Room temperature oxidative desulfurization in the presence of new hydrophobic catalysts based on sulfated alumina

Abstract

Herein new hydrophobic molybdenum-containing catalysts based on sulfated alumina were synthesized and applied for room temperature ODS. The synthesized materials were characterized by the following methods: XRF, SEM, TEM, low-temperature N2 adsorption–desorption, FT-IR, TGA, wetting edge angle. Sulfated alumina can be modified with hydrophobic alkylsilanes up to 10 % by weight while maintaining the support structure. The hydrophobic properties of the catalyst are a key factor influencing the efficiency of desulfurization in a biphase system. Octyl-chain modified 10oct/5Mo/S catalyst show significantly better results than propyl-chain 10pr/5Mo/S and unmodified 5Mo/S. Wetting edge angle of 10oct/5Mo/S is 128° and significantly higher than for 10pr/5Mo/S (44.5°) and 5Mo/S (27°). Under the optimized conditions (5.0 mass% of catalyst, H2O2:S molar ratio of 4:1) in presence of 10oct/5Mo/S dibenzothiophene can be completely oxidized in 15 min at room temperature.

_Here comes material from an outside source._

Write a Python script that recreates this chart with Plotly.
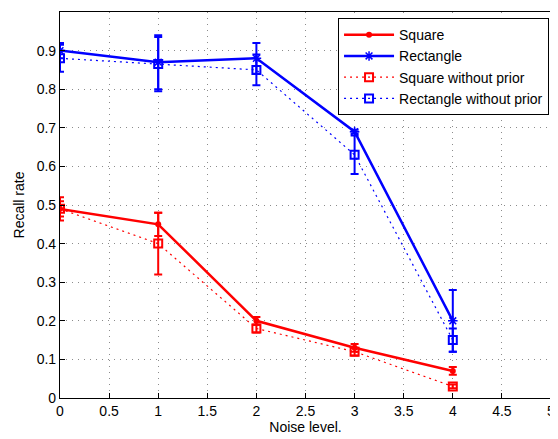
import plotly.graph_objects as go

noise = [0, 1, 2, 3, 4]
square = [0.49, 0.45, 0.20, 0.13, 0.07]
square_err = [0.03, 0.03, 0.01, 0.01, 0.01]
rect = [0.90, 0.87, 0.88, 0.69, 0.20]
rect_err = [0.02, 0.07, 0.04, 0.005, 0.08]
square_np = [0.49, 0.40, 0.18, 0.12, 0.03]
square_np_err = [0.02, 0.08, 0.01, 0.01, 0.005]
rect_np = [0.88, 0.865, 0.85, 0.63, 0.15]
rect_np_err = [0.035, 0.07, 0.04, 0.05, 0.03]

xticks = [0, 0.5, 1, 1.5, 2, 2.5, 3, 3.5, 4, 4.5, 5]
yticks = [0, 0.1, 0.2, 0.3, 0.4, 0.5, 0.6, 0.7, 0.8, 0.9, 1]

RED = "#ff0000"
BLUE = "#0000ff"

fig = go.Figure()
fig.add_trace(go.Scatter(
    x=noise, y=square, name="Square", mode="lines+markers",
    line=dict(color=RED, width=2.5),
    marker=dict(symbol="circle", size=6, color=RED),
    error_y=dict(type="data", array=square_err, color=RED, thickness=2, width=4),
))
fig.add_trace(go.Scatter(
    x=noise, y=rect, name="Rectangle", mode="lines+markers",
    line=dict(color=BLUE, width=2.5),
    marker=dict(symbol="asterisk-open", size=8, color=BLUE, line=dict(width=1.5, color=BLUE)),
    error_y=dict(type="data", array=rect_err, color=BLUE, thickness=2, width=4),
))
fig.add_trace(go.Scatter(
    x=noise, y=square_np, name="Square without prior", mode="lines+markers",
    line=dict(color=RED, width=1.2, dash="2px,4px"),
    marker=dict(symbol="square-open", size=8, color=RED, line=dict(width=2, color=RED)),
    error_y=dict(type="data", array=square_np_err, color=RED, thickness=2, width=4),
))
fig.add_trace(go.Scatter(
    x=noise, y=rect_np, name="Rectangle without prior", mode="lines+markers",
    line=dict(color=BLUE, width=1.2, dash="2px,4px"),
    marker=dict(symbol="square-open", size=8, color=BLUE, line=dict(width=2, color=BLUE)),
    error_y=dict(type="data", array=rect_np_err, color=BLUE, thickness=2, width=4),
))

axis_common = dict(
    showline=True, linecolor="black", linewidth=1.2, mirror=True,
    ticks="inside", ticklen=5, tickcolor="black",
    showgrid=True, gridcolor="#8c8c8c", griddash="1px,5px", gridwidth=1,
    zeroline=False, tickfont=dict(size=14, color="black"), automargin=False,
)

fig.update_layout(
    width=558, height=439,
    margin=dict(l=52, r=15, t=4, b=49),
    paper_bgcolor="white", plot_bgcolor="white",
    font=dict(family="Liberation Sans, Arial, sans-serif", size=14, color="black"),
    xaxis=dict(range=[0, 5], tickvals=xticks, ticktext=[str(t) for t in xticks],
               title=dict(text="Noise level.", standoff=2, font=dict(size=14)), **axis_common),
    yaxis=dict(range=[0, 1], tickvals=yticks, ticktext=[str(t) for t in yticks],
               title=dict(text="Recall rate", standoff=8, font=dict(size=14)), **axis_common),
    legend=dict(x=0.996, y=0.984, xanchor="right", yanchor="top",
                bgcolor="white", bordercolor="black", borderwidth=1,
                font=dict(size=14), tracegroupgap=0, itemwidth=50),
    showlegend=True,
)

fig.write_html("out.html")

Under these conditions, the conversion of competitive naphthenic and aromatic hydrocarbon substrates at room temperature does not exceed 4 %, while at 50 ℃ it varies in the range of 12–35 %. For the first time, the possibility of desulfurization of a real diesel fraction at room temperature with a desulfurization degree of 78 % has been demonstrated in the presence of 5.0 mass% of 10oct/5Mo/S, H2O2:S molar ratio of 4:1.